“Biomuse Trio” (2008-10) by Eric Lyon, with interaction and interface design by Eric Lyon and R Benjamin Knapp. Featuring the Biomuse Trio: Gascia Ouzounian (violin), Eric Lyon (computer), R Benjamin Knapp (biosensors). Recorded in March 2010 at the Sonic Lab (Sonic Arts Research Centre, Belfast).
Programme Notes by Eric Lyon:
My first work for biomuse, the Biomuse Trio is scored for violin, laptop and Biomuse. This work was developed in close collaboration with biomuse inventor Ben Knapp and violinist Gascia Ouzounian, with frequent rehearsals during the course of composition. We initially explored performance interaction between the three instruments. However the division of labor that emerged soon favored interactions between violin and biomuse. It became clear that the musical gestures of violin and biomuse were simply much more interesting to watch than those on laptop. So the role of the laptop became primarily to capture and edit violin samples, and to manage the progression of the Max patch through each movement. As in my other computer chamber music, the computer sounds are all derived from acoustic sounds captured during performance. The initial violin chord is sampled by the laptop performer and quickly edited. Shortly thereafter, stacks of this chord are triggered using forearm EMG signals. This chord then serves as the source for most of the computer-generated sounds heard during the rest of the movement.
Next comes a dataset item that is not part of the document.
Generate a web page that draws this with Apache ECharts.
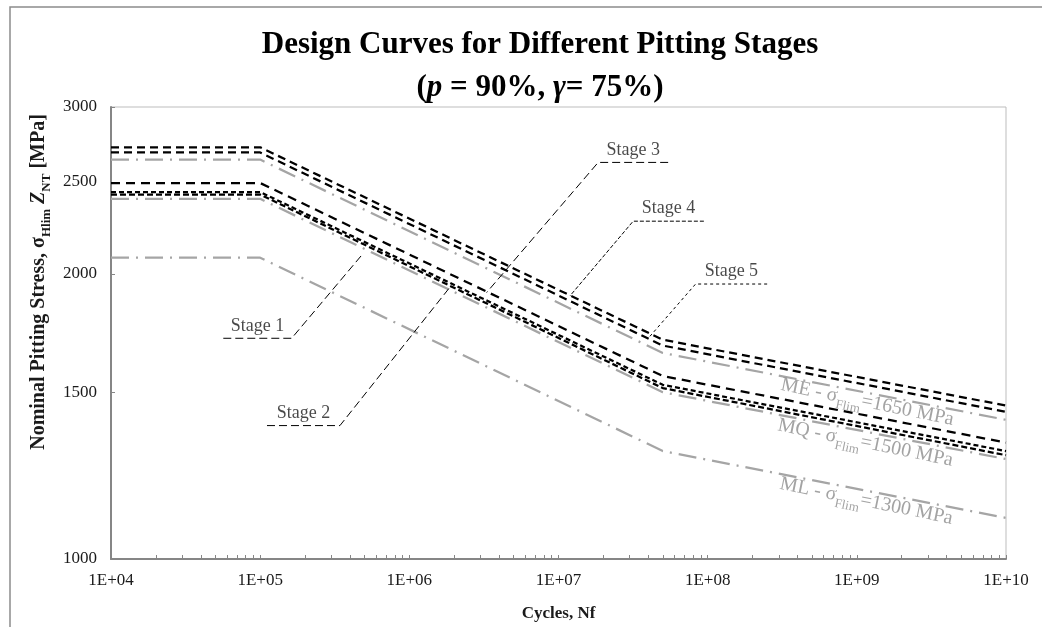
<!DOCTYPE html>
<html><head><meta charset="utf-8">
<script src="https://cdn.jsdelivr.net/npm/echarts@6/dist/echarts.min.js"></script>
<style>html,body{margin:0;padding:0;background:#fff}#chart{width:1042px;height:627px}</style>
</head><body><div id="chart"></div>
<script>
// ---- data (cycles N, stress in MPa) ----
const cycles = [1e4, 1e5, 5e7, 1e10];
const meCurve = [2640, 2640, 1650, 1402.5];
const mqCurve = [2400, 2400, 1500, 1275];
const mlCurve = [2080, 2080, 1300, 1105];
const stage1 = [2425, 2425, 1515, 1287];
const stage2 = [2440, 2440, 1527, 1300];
const stage3 = [2494, 2494, 1560, 1327];
const stage4 = [2720, 2720, 1704, 1452];
const stage5 = [2686, 2686, 1680, 1430];

// leader lines: outer end of underline, inner end of underline, point on curve
const leader1N = [56590, 162600, 490900];
const leader1S = [1710, 1710, 2102];
const leader2N = [111100, 342600, 1871000];
const leader2S = [1383, 1383, 1936];
const leader3N = [54330000, 18450000, 3296000];
const leader3S = [2622, 2622, 1911];
const leader4N = [94300000, 31670000, 11920000];
const leader4S = [2273, 2273, 1895];
const leader5N = [250500000, 82990000, 40990000];
const leader5S = [1951, 1951, 1718];
const stageNames = ['Stage 1', 'Stage 2', 'Stage 3', 'Stage 4', 'Stage 5'];

// curve label anchors
const curveLabelN = [1.167e9, 1.131e9, 1.149e9];
const curveLabelS = [1455, 1318, 1144];
const curveLabelNames = ['ME', 'MQ', 'ML'];
const curveLabelSigma = ['1650', '1500', '1300'];

// axis ticks
const yTickLabels = [1000, 1500, 2000, 2500, 3000];
const xDecades = [4, 5, 6, 7, 8, 9, 10];
const minorMult = [1, 2, 3, 4, 5, 6, 7, 8, 9];

const FONT = '"Liberation Serif","Times New Roman",serif';
const lg = v => Math.log10(v);
const pts = (xs, ys) => xs.map((x, i) => [lg(x), lg(ys[i])]);

const xTickVals = [];
xDecades.slice(0, -1).forEach(d => minorMult.forEach(m => xTickVals.push(d + lg(m))));
xTickVals.push(10);

const GRAY = '#a5a5a5';
const TXT = '#1a1a1a';

const designLine = (name, ys) => ({
  type: 'line', name, data: pts(cycles, ys), symbol: 'none', silent: true, z: 2,
  lineStyle: { color: GRAY, width: 2.25, type: [18, 7, 2, 7] }
});
const stageLine = (name, ys, dash) => ({
  type: 'line', name, data: pts(cycles, ys), symbol: 'none', silent: true, z: 3,
  lineStyle: { color: '#000', width: 2.25, type: dash }
});
const leaderLine = (ns, ss, dash) => ({
  type: 'line', data: pts(ns, ss), symbol: 'none', silent: true, z: 4,
  lineStyle: { color: '#000', width: 1, type: dash }
});

const leaders = [[leader1N, leader1S, [8, 4]], [leader2N, leader2S, [8, 4]], [leader3N, leader3S, [8, 4]],
                 [leader4N, leader4S, [4, 2]], [leader5N, leader5S, [3, 3]]];

const stageLabelData = leaders.map((l, i) => ({
  name: stageNames[i],
  value: [(lg(l[0][0]) + lg(l[0][1])) / 2, lg(l[1][0])]
}));

const curveLabelData = curveLabelNames.map((n, i) => ({
  name: n, sig: curveLabelSigma[i],
  value: [lg(curveLabelN[i]), lg(curveLabelS[i])]
}));

const chart = echarts.init(document.getElementById('chart'), null, { renderer: 'canvas' });
chart.setOption({
  animation: false,
  backgroundColor: '#fff',
  grid: { left: 111, right: 36, top: 107, bottom: 66, show: true, borderColor: '#bdbdbd', borderWidth: 1, containLabel: false },
  graphic: [
    { type: 'rect', z: -10, shape: { x: 10, y: 7, width: 1100, height: 700 },
      style: { fill: 'none', stroke: '#8c8c8c', lineWidth: 1.5 } },
    { type: 'text', x: 540, y: 66, z: 10,
      style: {
        text: '{b|Design Curves for Different Pitting Stages}\n{b|(}{i|p}{b| = 90%, }{i|γ}{b|= 75%)}',
        align: 'center', verticalAlign: 'middle', textAlign: 'center', textVerticalAlign: 'middle',
        rich: {
          b: { fontFamily: FONT, fontWeight: 'bold', fontSize: 31, lineHeight: 43, fill: '#000', color: '#000' },
          i: { fontFamily: FONT, fontWeight: 'bold', fontStyle: 'italic', fontSize: 31, lineHeight: 43, fill: '#000', color: '#000' }
        }
      } },
    { type: 'text', x: 41, y: 282, rotation: Math.PI / 2, z: 10,
      style: {
        text: '{a|Nominal Pitting Stress, σ}{s|Hlim}{a| }{z|Z}{s|NT}{a| [MPa]}',
        align: 'center', verticalAlign: 'middle', textAlign: 'center', textVerticalAlign: 'middle',
        rich: {
          a: { fontFamily: FONT, fontWeight: 'bold', fontSize: 20, fill: TXT, color: TXT, padding: [0, 0, 4, 0], verticalAlign: 'bottom' },
          z: { fontFamily: FONT, fontWeight: 'bold', fontStyle: 'italic', fontSize: 20, fill: TXT, color: TXT, padding: [0, 0, 4, 0], verticalAlign: 'bottom' },
          s: { fontFamily: FONT, fontWeight: 'bold', fontSize: 13, fill: TXT, color: TXT, verticalAlign: 'bottom' }
        }
      } }
  ],
  xAxis: {
    type: 'value', min: 4, max: 10, interval: 1,
    axisLine: { show: true, onZero: false, lineStyle: { color: '#868686', width: 2 } },
    axisTick: { show: true, inside: true, length: 4, customValues: xTickVals, lineStyle: { color: '#868686', width: 1 } },
    axisLabel: { margin: 13, fontFamily: FONT, fontSize: 17, color: TXT, showMinLabel: true, showMaxLabel: true,
      formatter: v => '1E+' + (v < 10 ? '0' : '') + Math.round(v) },
    splitLine: { show: false },
    name: 'Cycles, Nf', nameLocation: 'middle', nameGap: 46,
    nameTextStyle: { fontFamily: FONT, fontWeight: 'bold', fontSize: 17, color: TXT }
  },
  yAxis: {
    type: 'value', min: lg(1000), max: lg(3000),
    axisLine: { show: true, onZero: false, lineStyle: { color: '#868686', width: 2 } },
    axisTick: { show: true, inside: true, length: 4, customValues: yTickLabels.map(lg), lineStyle: { color: '#868686', width: 1 } },
    axisLabel: { customValues: yTickLabels.map(lg), margin: 14, fontFamily: FONT, fontSize: 17, color: TXT,
      showMinLabel: true, showMaxLabel: true, formatter: v => String(Math.round(Math.pow(10, v))) },
    splitLine: { show: false }
  },
  series: [
    designLine('ME', meCurve),
    designLine('MQ', mqCurve),
    designLine('ML', mlCurve),
    stageLine('Stage 1', stage1, [6, 3]),
    stageLine('Stage 2', stage2, [5, 3]),
    stageLine('Stage 3', stage3, [9, 6]),
    stageLine('Stage 4', stage4, [8, 5]),
    stageLine('Stage 5', stage5, [8, 5]),
    ...leaders.map(l => leaderLine(l[0], l[1], l[2])),
    {
      type: 'scatter', data: stageLabelData, symbolSize: 1, silent: true, z: 5,
      itemStyle: { color: 'rgba(0,0,0,0)' },
      label: { show: true, position: 'top', distance: 3, formatter: '{b}', fontFamily: FONT, fontSize: 18, color: TXT }
    },
    {
      type: 'scatter', data: curveLabelData, symbolSize: 1, silent: true, z: 5,
      itemStyle: { color: 'rgba(0,0,0,0)' },
      label: {
        show: true, position: 'inside', rotate: -11.5,
        formatter: p => '{a|' + p.name + ' - σ}{s|Flim}{a|=' + p.data.sig + ' MPa}',
        rich: {
          a: { fontFamily: FONT, fontSize: 20, color: '#8c8c8c', padding: [0, 0, 5, 0], verticalAlign: 'bottom' },
          s: { fontFamily: FONT, fontSize: 13, color: '#8c8c8c', verticalAlign: 'bottom' }
        }
      }
    }
  ]
});
</script>
</body></html>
An attraction of this approach is that the compositionally fixed harmonic and rhythmic patterns will vary sonically between performances, as differences in the quality of the performed chord and other live-sampled materials propagate through the various DSP processing schemes. Of course this happens naturally in successful acoustic instrumental performances; it does not happen to nearly the same degree in performance with the playback of prepared sound files. While this is attractive, the use of live sampling can introduce new problems: insufficient production value, enhanced flaws of the sound environment, and a critical danger from incorrectly played or (much worse) missed sampled sounds.